The 'sandwich generation' feels the squeeze
Half of the members of the ‘sandwich generation’ in Asian countries including Australia have reduced their savings and investments due to financial pressures, according to the latest research commissioned by Fidelity International and conducted by The Economist Intelligence Unit.
The sandwich generation consists of working adults who support their children as well as their parents at the same time, and now make up one fifth of Asia’s working-age population.
Managing director of Fidelity International, Gerard Doherty, said although there has been a reduction in investments within this group, there is still a need to focus on saving, investing and seeking expert professional advice to investigate strategies that can support three generations.

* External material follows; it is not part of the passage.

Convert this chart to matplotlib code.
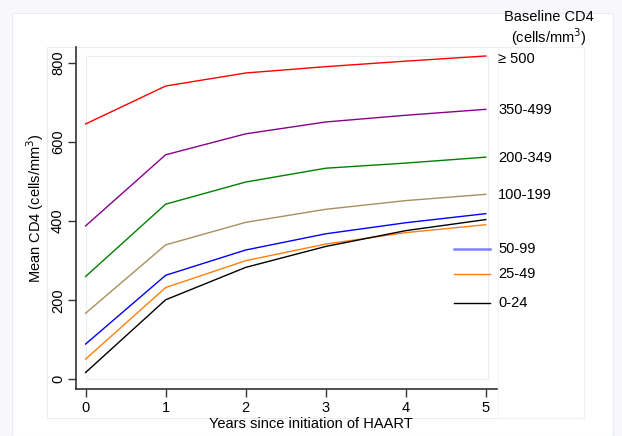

“The need to provide for parents and children as well as themselves means this generation is cautious with their investments and pessimistic about how they will be able to maintain their current standard of living into retirement,” he added.
Within Asia, the group is biggest in China and smallest in Australia, where it accounts for over one million people or 6 per cent of the working-age population. Doherty said this number is expected to grow as children stay at home longer.
He also noted the top saving option for the sandwich generation in Australia is bank deposits, while only 9 per cent directly invest in the stock market, the lowest ranking in the region.
Looking ahead, Doherty said many parts of Asia and Australia will undergo a significant demographic transition in the coming years.
“At the same time, the size of the average family in the region has become smaller. In the future, people will have fewer siblings to share the cost of caring for elderly parents, so the demands are likely to be more significant than for today’s sandwich generation,” he said.